Zero-Copy Strings in Apache DataFusion: How StringViewArray Boosted Performance by 8%
How StringViewArray cut the copy tax on string operations and lifted ClickBench performance by 8%.
What if you could perform complex string operations like substr, trim, and split_part without copying a single byte of string data?
In Apache DataFusion, the introduction of StringViewArray (and its sibling BinaryViewArray) did exactly that. By moving away from the traditional offset-based string storage to a “view-based” architecture, DataFusion achieved an 8% performance improvement across the entire ClickBench suite just by enabling it for Parquet reads.

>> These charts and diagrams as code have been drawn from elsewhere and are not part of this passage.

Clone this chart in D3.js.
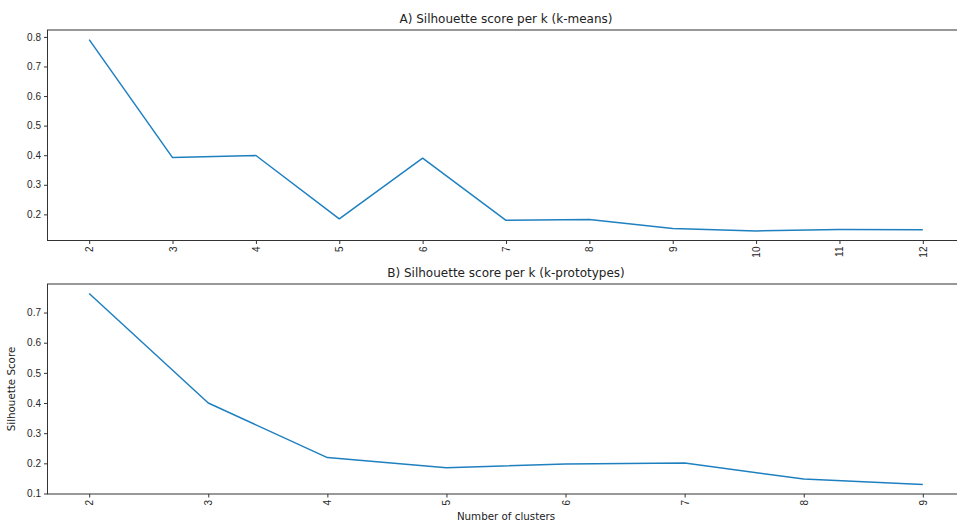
<!DOCTYPE html>
<html>
<head>
<meta charset="utf-8">
<style>
  body { margin: 0; background: #fff; }
  svg { display: block; font-family: "DejaVu Sans", sans-serif; }
  .tick text { fill: #262626; }
</style>
</head>
<body>
<svg id="chart" width="957" height="523"></svg>
<script src="https://cdn.jsdelivr.net/npm/d3@7/dist/d3.min.js"></script>
<script>

// A) k-means
var kmeansK = [2, 3, 4, 5, 6, 7, 8, 9, 10, 11, 12];
var kmeansScore = [0.791, 0.392, 0.399, 0.185, 0.390, 0.180, 0.183, 0.152, 0.144, 0.149, 0.148];

// B) k-prototypes
var kprotoK = [2, 3, 4, 5, 6, 7, 8, 9];
var kprotoScore = [0.763, 0.400, 0.219, 0.185, 0.198, 0.201, 0.148, 0.130];

var titles = ["A) Silhouette score per k (k-means)", "B) Silhouette score per k (k-prototypes)"];
var yTicksA = [0.2, 0.3, 0.4, 0.5, 0.6, 0.7, 0.8];
var yTicksB = [0.1, 0.2, 0.3, 0.4, 0.5, 0.6, 0.7];

var svg = d3.select("#chart");
var left = 47.5, right = 964.5;
var lineColor = "#1f80c0";

function panel(ks, scores, top, bottom, title, yTicks) {
  // matplotlib-style 5% margins on both axes
  var xpad = (d3.max(ks) - d3.min(ks)) * 0.05;
  var ext = d3.extent(scores), ypad = (ext[1] - ext[0]) * 0.05;

  var x = d3.scaleLinear()
      .domain([d3.min(ks) - xpad, d3.max(ks) + xpad])
      .range([left, right]);
  var y = d3.scaleLinear()
      .domain([ext[0] - ypad, ext[1] + ypad])
      .range([bottom, top]);

  var g = svg.append("g");

  g.append("rect")
      .attr("x", left).attr("y", top)
      .attr("width", right - left).attr("height", bottom - top)
      .attr("fill", "none")
      .attr("stroke", "#333")
      .attr("stroke-width", 1);

  var xAxis = g.append("g")
      .attr("transform", "translate(0," + bottom + ")")
      .call(d3.axisBottom(x).tickValues(ks).tickFormat(d3.format("d")).tickSize(3.5).tickPadding(3));
  xAxis.select(".domain").remove();
  xAxis.selectAll(".tick line").attr("stroke", "#333");
  xAxis.selectAll(".tick text")
      .attr("font-size", 10)
      .attr("transform", "rotate(-90)")
      .attr("text-anchor", "end")
      .attr("x", -6)
      .attr("y", 0)
      .attr("dy", "0.35em");

  var yAxis = g.append("g")
      .attr("transform", "translate(" + left + ",0)")
      .call(d3.axisLeft(y).tickValues(yTicks).tickFormat(d3.format(".1f")).tickSize(3.5).tickPadding(3));
  yAxis.select(".domain").remove();
  yAxis.selectAll(".tick line").attr("stroke", "#333");
  yAxis.selectAll(".tick text").attr("font-size", 10);

  var line = d3.line()
      .x(function(d, i) { return x(ks[i]); })
      .y(function(d) { return y(d); });

  g.append("path")
      .datum(scores)
      .attr("fill", "none")
      .attr("stroke", lineColor)
      .attr("stroke-width", 1.5)
      .attr("stroke-linejoin", "round")
      .attr("d", line);

  g.append("text")
      .attr("x", (left + right) / 2)
      .attr("y", top - 7)
      .attr("text-anchor", "middle")
      .attr("font-size", 12)
      .attr("fill", "#222")
      .text(title);

  return { x: x, y: y };
}

panel(kmeansK, kmeansScore, 30, 240.5, titles[0], yTicksA);
panel(kprotoK, kprotoScore, 284, 494, titles[1], yTicksB);

svg.append("text")
    .attr("x", (left + right) / 2)
    .attr("y", 520)
    .attr("text-anchor", "middle")
    .attr("font-size", 10.3)
    .attr("fill", "#222")
    .text("Number of clusters");

svg.append("text")
    .attr("transform", "translate(15,389) rotate(-90)")
    .attr("text-anchor", "middle")
    .attr("font-size", 10.3)
    .attr("fill", "#222")
    .text("Silhouette Score");

</script>
</body>
</html>
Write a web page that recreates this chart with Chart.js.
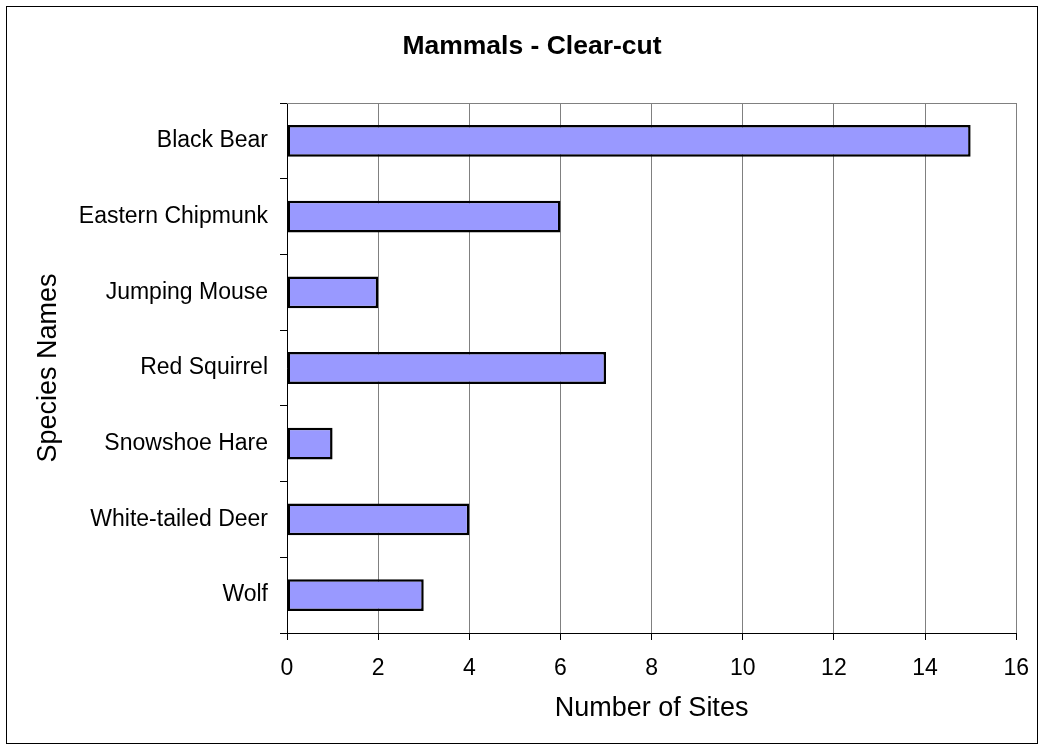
<!DOCTYPE html>
<html>
<head>
<meta charset="utf-8">
<title>Mammals - Clear-cut</title>
<script src="https://cdn.jsdelivr.net/npm/chart.js@4/dist/chart.umd.min.js"></script>
<style>
  html, body { margin: 0; padding: 0; background: #fff; }
  #wrap { width: 1044px; height: 750px; }
</style>
</head>
<body>
<div id="wrap"><canvas id="chartMammals" width="1044" height="750"></canvas></div>
<script>
const SPECIES = [
  'Black Bear',
  'Eastern Chipmunk',
  'Jumping Mouse',
  'Red Squirrel',
  'Snowshoe Hare',
  'White-tailed Deer',
  'Wolf',
];
const SITES = [15, 6, 2, 7, 1, 4, 3];
const X_MIN = 0;
const X_MAX = 16;
const X_STEP = 2;

const FONT = "'Liberation Sans', Arial, sans-serif";

// white page, outer frame and the grey top edge of the plot box
const framePlugin = {
  id: 'frame',
  beforeDraw(chart) {
    const { ctx, width, height } = chart;
    ctx.save();
    ctx.fillStyle = '#fff';
    ctx.fillRect(0, 0, width, height);
    ctx.restore();
  },
  afterDraw(chart) {
    const { ctx, chartArea: area, width, height } = chart;
    ctx.save();
    ctx.strokeStyle = '#808080';
    ctx.lineWidth = 1;
    ctx.beginPath();
    ctx.moveTo(area.left, Math.round(area.top) + 0.5);
    ctx.lineTo(area.right, Math.round(area.top) + 0.5);
    ctx.stroke();
    ctx.strokeStyle = '#000';
    ctx.strokeRect(6.5, 6.5, width - 13, height - 13);
    ctx.restore();
  },
};

const canvas = document.getElementById('chartMammals');

new Chart(canvas.getContext('2d'), {
  type: 'bar',
  data: {
    labels: SPECIES,
    datasets: [
      {
        label: 'Number of Sites',
        data: SITES,
        backgroundColor: '#9999FF',
        borderColor: '#000',
        borderWidth: 2.5,
        borderSkipped: false,
        barPercentage: 0.42,
        categoryPercentage: 1,
      },
    ],
  },
  options: {
    indexAxis: 'y',
    responsive: false,
    animation: false,
    devicePixelRatio: 1,
    layout: {
      // left padding shifts the chart title so it sits over the whole frame
      padding: { top: 0, left: 45, right: 25, bottom: 0 },
    },
    plugins: {
      legend: { display: false },
      tooltip: { enabled: false },
      title: {
        display: true,
        text: 'Mammals - Clear-cut',
        color: '#000',
        font: { family: FONT, size: 26.5, weight: 'bold' },
        padding: { top: 30.6, bottom: 40.6 },
      },
    },
    scales: {
      x: {
        min: X_MIN,
        max: X_MAX,
        afterFit(scale) {
          scale.height = 117;
        },
        ticks: {
          stepSize: X_STEP,
          color: '#000',
          padding: 15,
          maxRotation: 0,
          font: { family: FONT, size: 23 },
        },
        grid: {
          color: '#808080',
          tickColor: '#000',
          tickLength: 7,
          lineWidth: 1,
        },
        border: { display: true, color: '#000', width: 1 },
        title: {
          display: true,
          text: 'Number of Sites',
          color: '#000',
          font: { family: FONT, size: 27 },
          padding: { top: 0, bottom: 25 },
        },
      },
      y: {
        afterFit(scale) {
          scale.width = 242;
        },
        ticks: {
          color: '#000',
          padding: 12,
          font: { family: FONT, size: 23 },
        },
        grid: {
          offset: true,
          drawOnChartArea: false,
          tickColor: '#000',
          tickLength: 7,
        },
        border: { display: true, color: '#000', width: 1 },
        title: {
          display: true,
          text: 'Species Names',
          color: '#000',
          font: { family: FONT, size: 27 },
          padding: { top: -13, bottom: 0 },
        },
      },
    },
  },
  plugins: [framePlugin],
});
</script>
</body>
</html>
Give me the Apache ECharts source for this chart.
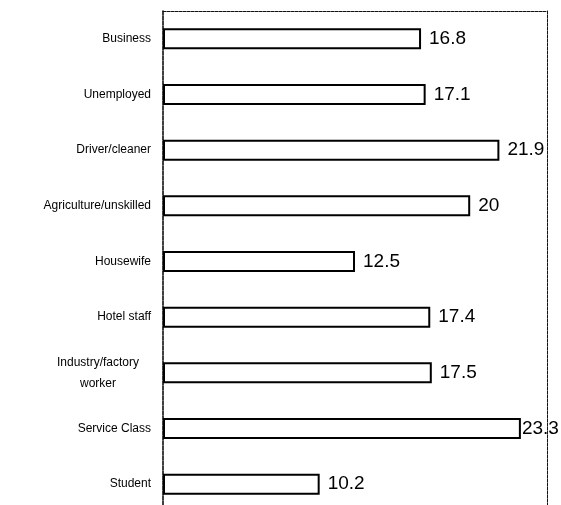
<!DOCTYPE html>
<html>
<head>
<meta charset="utf-8">
<script src="https://cdn.jsdelivr.net/npm/echarts@6/dist/echarts.min.js"></script>
<style>
  html, body { margin: 0; padding: 0; background: #fff; overflow: hidden; }
  /* plot runs past the bottom edge of the window, so the canvas is taller than the view */
  #chart { width: 561px; height: 530px; }
</style>
</head>
<body>
<div id="chart"></div>
<script>
// Occupation categories, top to bottom
const categories = [
  'Business',
  'Unemployed',
  'Driver/cleaner',
  'Agriculture/unskilled',
  'Housewife',
  'Hotel staff',
  'Industry/factory\nworker',
  'Service Class',
  'Student'
];
// Percentage for each occupation
const values = [16.8, 17.1, 21.9, 20, 12.5, 17.4, 17.5, 23.3, 10.2];

const maxValue = Math.max(...values);
// the longest bar's label sits tight against its bar end
const barData = values.map(v => v === maxValue ? { value: v, label: { distance: 1 } } : v);

const chart = echarts.init(document.getElementById('chart'), null, { renderer: 'canvas' });

chart.setOption({
  animation: false,
  backgroundColor: '#ffffff',
  grid: { left: 163, right: 14, top: 11, height: 501, containLabel: false },
  xAxis: [{
    type: 'value',
    position: 'top',
    min: 0,
    max: 25,
    axisLine: { show: true, lineStyle: { color: '#111', width: 1, type: [3, 1] } },
    axisTick: { show: false },
    axisLabel: { show: false },
    splitLine: { show: false }
  }],
  yAxis: [{
    type: 'category',
    data: categories,
    inverse: true,
    axisLine: { show: true, lineStyle: { color: '#000', width: 1.5, type: [4, 1] } },
    axisTick: { show: false },
    axisLabel: {
      color: '#000',
      fontFamily: 'Liberation Sans',
      fontSize: 12,
      margin: 12,
      lineHeight: 21,
      formatter: function (v) {
        if (v.indexOf('\n') >= 0) {
          return v.split('\n').map(s => '{c|' + s + '}').join('\n');
        }
        return v;
      },
      rich: {
        c: { width: 106, align: 'center', fontFamily: 'Liberation Sans', fontSize: 12, color: '#000', lineHeight: 21 }
      }
    },
    splitLine: { show: false }
  }, {
    type: 'category',
    position: 'right',
    data: categories,
    inverse: true,
    axisLine: { show: true, lineStyle: { color: '#111', width: 1, type: [3, 1] } },
    axisTick: { show: false },
    axisLabel: { show: false },
    splitLine: { show: false }
  }],
  series: [{
    type: 'bar',
    data: barData,
    barWidth: 21,
    itemStyle: { color: '#ffffff', borderColor: '#000000', borderWidth: 2 },
    label: {
      show: true,
      position: 'right',
      distance: 8,
      color: '#000',
      fontFamily: 'Liberation Sans',
      fontSize: 19,
      formatter: p => String(p.value)
    }
  }]
});
</script>
</body>
</html>
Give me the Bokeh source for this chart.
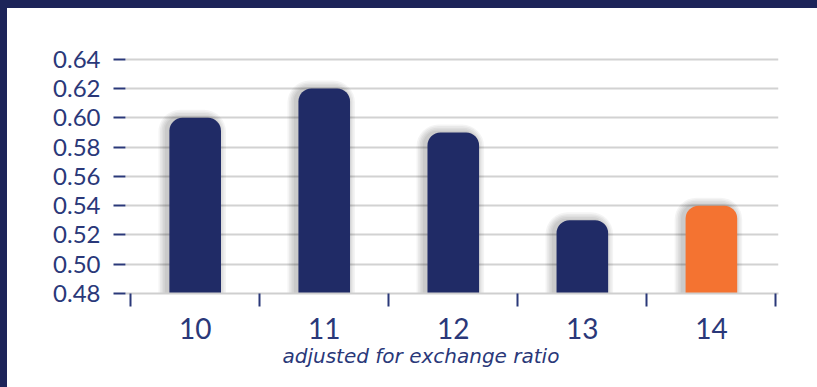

The Problem: The “Copy Tax” of Traditional Strings
Traditionally, Arrow strings (StringArray) use two buffers:
- An offsets buffer (e.g.,
[0, 5, 11]) - A values buffer (e.g.,
"HelloWorld")
This design is simple but has a hidden “copy tax.” If you want to take a substring or trim a string, you almost always have to allocate a new values buffer and copy the bytes into it. In a high-performance query engine processing billions of rows, these copies add up to massive CPU and memory pressure.
The Setup: StringViewArray
StringViewArray implements the “German Style” string optimization. Instead of offsets, each string is represented by a 16-byte “view”:
- Length (4 bytes): The length of the string.
- Prefix (4 bytes): The first 4 bytes of the string (inlined!).
- Buffer Index (4 bytes): Which data buffer contains the string.
- Offset (4 bytes): Where the string starts in that buffer.
For strings $\le$ 12 bytes, the entire string is inlined directly into the 16-byte view, requiring zero additional memory lookups.
The Key Result: ClickBench & Beyond
When DataFusion enabled StringViewArray by default for Parquet, the results were immediate:
| Metric | Traditional StringArray | StringViewArray | Improvement |
|---|---|---|---|
| ClickBench Suite | Baseline | -8% Runtime | 8% Faster |
starts_with (Scalar) | Baseline | ~1.5x Faster | Inlined Prefix |
substr / split_part | Heavy Copies | Zero-Copy | O(1) vs O(N) |
Why It Happens: The Magic of Zero-Copy
The real power of StringViewArray is that it allows “virtual” transformations.
1. Zero-Copy Substrings
When you call substr(col, 1, 5), DataFusion doesn’t copy the bytes. It simply creates a new view pointing to the same underlying buffer but with a different offset and length.
// Conceptual zero-copy view creation
let sub_view = make_view(
substr.as_bytes(),
original_view.buffer_index,
original_view.offset + start_offset
);
2. Fast Path Comparison
Because the first 4 bytes are inlined in the view, DataFusion can often determine that two strings are not equal without ever touching the actual string data in memory. This is a massive win for GROUP BY and JOIN operations.
3. Efficient Aggregation
Specialized structures like ArrowBytesViewMap allow COUNT DISTINCT and GROUP BY to intern unique strings without copying them into the hash map.
pub struct ArrowBytesViewMap<V> {
/// Views for all stored values (zero-copy!)
views: Vec<u128>,
/// Completed buffers containing string data
completed: Vec<Buffer>,
// ...
}
Evidence: Real-World Performance
In the DataFusion codebase, we see this optimization applied across the board:
starts_with: Uses the inlined 4-byte prefix to fast-reject non-matches.trim: Adjusts the offset and length in the view.split_part: Returns views pointing into the original data buffers.
Practical Takeaways
- Inlining is King: For short strings ($\le$ 12 bytes),
StringViewArrayeliminates memory fragmentation and cache misses. - Avoid the Copy Tax: By using views, complex string manipulations become metadata-only operations.
- Metadata-First Processing: Inlining prefixes allows the CPU to skip expensive memory accesses during comparisons.
Run It Yourself
You can see these optimizations in action in the Apache DataFusion repository. Check out the string benchmarks:
# Run the starts_with benchmark
cargo bench --bench starts_with
Conclusion
The shift to StringViewArray represents a fundamental shift in how DataFusion handles variable-length data. By treating strings as views rather than owned buffers, DataFusion has eliminated one of the most persistent bottlenecks in analytical processing.
Are you using Arrow’s View types in your Rust projects? The performance gains are hard to ignore.